> [YOUR INSTRUCTIONS]: In this exercise, return the whole listing exactly, excluding any images.

> [SUPPLIED MATERIAL]:
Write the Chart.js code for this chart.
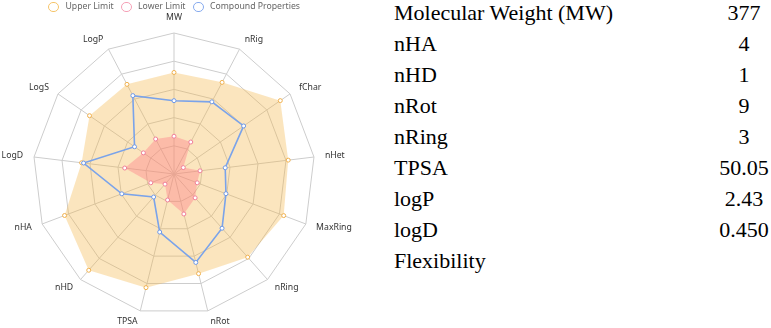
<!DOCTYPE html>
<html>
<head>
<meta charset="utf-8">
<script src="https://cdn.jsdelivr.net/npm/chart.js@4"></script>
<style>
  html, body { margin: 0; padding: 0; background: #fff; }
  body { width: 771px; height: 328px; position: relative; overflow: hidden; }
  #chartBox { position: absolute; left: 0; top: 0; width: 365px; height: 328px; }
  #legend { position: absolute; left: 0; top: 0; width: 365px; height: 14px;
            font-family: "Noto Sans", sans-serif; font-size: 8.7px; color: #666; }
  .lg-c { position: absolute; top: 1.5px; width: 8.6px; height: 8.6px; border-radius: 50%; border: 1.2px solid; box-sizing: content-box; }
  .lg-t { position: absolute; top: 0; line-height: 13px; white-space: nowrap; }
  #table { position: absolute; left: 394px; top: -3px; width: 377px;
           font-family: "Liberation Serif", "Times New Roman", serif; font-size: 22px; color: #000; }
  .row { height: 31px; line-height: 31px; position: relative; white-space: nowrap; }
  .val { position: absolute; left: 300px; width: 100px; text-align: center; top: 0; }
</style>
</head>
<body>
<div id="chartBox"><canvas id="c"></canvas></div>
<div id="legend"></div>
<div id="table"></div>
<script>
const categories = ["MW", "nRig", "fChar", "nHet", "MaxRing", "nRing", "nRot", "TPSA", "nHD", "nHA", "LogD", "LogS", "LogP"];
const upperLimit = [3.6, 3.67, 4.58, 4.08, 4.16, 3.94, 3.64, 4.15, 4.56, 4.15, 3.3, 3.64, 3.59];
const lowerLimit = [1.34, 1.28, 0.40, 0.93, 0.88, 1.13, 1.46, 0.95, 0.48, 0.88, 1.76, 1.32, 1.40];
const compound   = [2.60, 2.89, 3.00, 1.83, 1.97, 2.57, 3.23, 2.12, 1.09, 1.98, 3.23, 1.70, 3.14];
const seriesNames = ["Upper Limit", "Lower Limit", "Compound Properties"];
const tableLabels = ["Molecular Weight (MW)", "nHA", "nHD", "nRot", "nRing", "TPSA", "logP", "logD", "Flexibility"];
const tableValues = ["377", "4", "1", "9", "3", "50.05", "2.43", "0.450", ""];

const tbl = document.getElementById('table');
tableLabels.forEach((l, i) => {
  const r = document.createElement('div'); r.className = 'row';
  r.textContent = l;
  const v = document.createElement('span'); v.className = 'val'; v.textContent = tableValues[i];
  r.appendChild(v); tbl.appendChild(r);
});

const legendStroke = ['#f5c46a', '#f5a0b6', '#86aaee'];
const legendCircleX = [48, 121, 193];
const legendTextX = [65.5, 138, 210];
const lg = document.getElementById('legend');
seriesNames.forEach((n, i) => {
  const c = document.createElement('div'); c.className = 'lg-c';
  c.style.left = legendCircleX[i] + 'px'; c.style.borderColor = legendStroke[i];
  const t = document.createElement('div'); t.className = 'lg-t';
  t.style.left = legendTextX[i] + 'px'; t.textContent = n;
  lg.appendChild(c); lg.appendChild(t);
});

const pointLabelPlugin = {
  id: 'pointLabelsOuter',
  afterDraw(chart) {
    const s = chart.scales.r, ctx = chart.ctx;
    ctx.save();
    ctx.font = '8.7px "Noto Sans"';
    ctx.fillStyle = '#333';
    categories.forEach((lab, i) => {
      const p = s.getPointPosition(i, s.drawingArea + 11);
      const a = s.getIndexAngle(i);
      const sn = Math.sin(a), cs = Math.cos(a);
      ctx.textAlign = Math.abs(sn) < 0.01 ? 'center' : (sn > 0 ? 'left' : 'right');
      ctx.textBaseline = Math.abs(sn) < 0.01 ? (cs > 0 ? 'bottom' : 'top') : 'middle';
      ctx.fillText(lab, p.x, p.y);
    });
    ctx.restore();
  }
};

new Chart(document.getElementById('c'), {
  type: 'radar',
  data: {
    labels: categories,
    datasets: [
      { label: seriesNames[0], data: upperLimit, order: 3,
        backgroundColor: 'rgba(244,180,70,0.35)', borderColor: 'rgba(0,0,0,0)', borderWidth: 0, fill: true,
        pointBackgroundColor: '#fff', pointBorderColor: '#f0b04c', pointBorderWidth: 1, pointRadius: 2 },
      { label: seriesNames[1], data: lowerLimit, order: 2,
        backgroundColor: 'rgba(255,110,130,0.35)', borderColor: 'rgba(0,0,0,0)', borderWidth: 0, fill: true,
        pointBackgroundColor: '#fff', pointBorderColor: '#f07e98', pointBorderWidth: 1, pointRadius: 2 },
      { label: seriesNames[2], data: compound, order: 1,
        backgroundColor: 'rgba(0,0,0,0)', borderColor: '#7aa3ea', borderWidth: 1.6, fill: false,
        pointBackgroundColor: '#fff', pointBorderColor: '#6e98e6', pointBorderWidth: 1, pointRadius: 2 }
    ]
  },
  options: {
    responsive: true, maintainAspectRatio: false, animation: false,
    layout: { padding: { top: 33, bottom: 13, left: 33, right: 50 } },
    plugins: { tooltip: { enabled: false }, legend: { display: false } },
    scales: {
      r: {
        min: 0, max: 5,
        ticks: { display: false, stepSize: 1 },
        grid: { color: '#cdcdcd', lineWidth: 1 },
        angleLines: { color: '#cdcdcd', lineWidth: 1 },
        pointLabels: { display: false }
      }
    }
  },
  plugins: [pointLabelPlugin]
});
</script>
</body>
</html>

> [EXERCISE SOLUTION]:
Write the Chart.js code for this chart.
<!DOCTYPE html>
<html>
<head>
<meta charset="utf-8">
<script src="https://cdn.jsdelivr.net/npm/chart.js@4"></script>
<style>
  html, body { margin: 0; padding: 0; background: #fff; }
  body { width: 771px; height: 328px; position: relative; overflow: hidden; }
  #chartBox { position: absolute; left: 0; top: 0; width: 365px; height: 328px; }
  #legend { position: absolute; left: 0; top: 0; width: 365px; height: 14px;
            font-family: "Noto Sans", sans-serif; font-size: 8.7px; color: #666; }
  .lg-c { position: absolute; top: 1.5px; width: 8.6px; height: 8.6px; border-radius: 50%; border: 1.2px solid; box-sizing: content-box; }
  .lg-t { position: absolute; top: 0; line-height: 13px; white-space: nowrap; }
  #table { position: absolute; left: 394px; top: -3px; width: 377px;
           font-family: "Liberation Serif", "Times New Roman", serif; font-size: 22px; color: #000; }
  .row { height: 31px; line-height: 31px; position: relative; white-space: nowrap; }
  .val { position: absolute; left: 300px; width: 100px; text-align: center; top: 0; }
</style>
</head>
<body>
<div id="chartBox"><canvas id="c"></canvas></div>
<div id="legend"></div>
<div id="table"></div>
<script>
const categories = ["MW", "nRig", "fChar", "nHet", "MaxRing", "nRing", "nRot", "TPSA", "nHD", "nHA", "LogD", "LogS", "LogP"];
const upperLimit = [3.6, 3.67, 4.58, 4.08, 4.16, 3.94, 3.64, 4.15, 4.56, 4.15, 3.3, 3.64, 3.59];
const lowerLimit = [1.34, 1.28, 0.40, 0.93, 0.88, 1.13, 1.46, 0.95, 0.48, 0.88, 1.76, 1.32, 1.40];
const compound   = [2.60, 2.89, 3.00, 1.83, 1.97, 2.57, 3.23, 2.12, 1.09, 1.98, 3.23, 1.70, 3.14];
const seriesNames = ["Upper Limit", "Lower Limit", "Compound Properties"];
const tableLabels = ["Molecular Weight (MW)", "nHA", "nHD", "nRot", "nRing", "TPSA", "logP", "logD", "Flexibility"];
const tableValues = ["377", "4", "1", "9", "3", "50.05", "2.43", "0.450", ""];

const tbl = document.getElementById('table');
tableLabels.forEach((l, i) => {
  const r = document.createElement('div'); r.className = 'row';
  r.textContent = l;
  const v = document.createElement('span'); v.className = 'val'; v.textContent = tableValues[i];
  r.appendChild(v); tbl.appendChild(r);
});

const legendStroke = ['#f5c46a', '#f5a0b6', '#86aaee'];
const legendCircleX = [48, 121, 193];
const legendTextX = [65.5, 138, 210];
const lg = document.getElementById('legend');
seriesNames.forEach((n, i) => {
  const c = document.createElement('div'); c.className = 'lg-c';
  c.style.left = legendCircleX[i] + 'px'; c.style.borderColor = legendStroke[i];
  const t = document.createElement('div'); t.className = 'lg-t';
  t.style.left = legendTextX[i] + 'px'; t.textContent = n;
  lg.appendChild(c); lg.appendChild(t);
});

const pointLabelPlugin = {
  id: 'pointLabelsOuter',
  afterDraw(chart) {
    const s = chart.scales.r, ctx = chart.ctx;
    ctx.save();
    ctx.font = '8.7px "Noto Sans"';
    ctx.fillStyle = '#333';
    categories.forEach((lab, i) => {
      const p = s.getPointPosition(i, s.drawingArea + 11);
      const a = s.getIndexAngle(i);
      const sn = Math.sin(a), cs = Math.cos(a);
      ctx.textAlign = Math.abs(sn) < 0.01 ? 'center' : (sn > 0 ? 'left' : 'right');
      ctx.textBaseline = Math.abs(sn) < 0.01 ? (cs > 0 ? 'bottom' : 'top') : 'middle';
      ctx.fillText(lab, p.x, p.y);
    });
    ctx.restore();
  }
};

new Chart(document.getElementById('c'), {
  type: 'radar',
  data: {
    labels: categories,
    datasets: [
      { label: seriesNames[0], data: upperLimit, order: 3,
        backgroundColor: 'rgba(244,180,70,0.35)', borderColor: 'rgba(0,0,0,0)', borderWidth: 0, fill: true,
        pointBackgroundColor: '#fff', pointBorderColor: '#f0b04c', pointBorderWidth: 1, pointRadius: 2 },
      { label: seriesNames[1], data: lowerLimit, order: 2,
        backgroundColor: 'rgba(255,110,130,0.35)', borderColor: 'rgba(0,0,0,0)', borderWidth: 0, fill: true,
        pointBackgroundColor: '#fff', pointBorderColor: '#f07e98', pointBorderWidth: 1, pointRadius: 2 },
      { label: seriesNames[2], data: compound, order: 1,
        backgroundColor: 'rgba(0,0,0,0)', borderColor: '#7aa3ea', borderWidth: 1.6, fill: false,
        pointBackgroundColor: '#fff', pointBorderColor: '#6e98e6', pointBorderWidth: 1, pointRadius: 2 }
    ]
  },
  options: {
    responsive: true, maintainAspectRatio: false, animation: false,
    layout: { padding: { top: 33, bottom: 13, left: 33, right: 50 } },
    plugins: { tooltip: { enabled: false }, legend: { display: false } },
    scales: {
      r: {
        min: 0, max: 5,
        ticks: { display: false, stepSize: 1 },
        grid: { color: '#cdcdcd', lineWidth: 1 },
        angleLines: { color: '#cdcdcd', lineWidth: 1 },
        pointLabels: { display: false }
      }
    }
  },
  plugins: [pointLabelPlugin]
});
</script>
</body>
</html>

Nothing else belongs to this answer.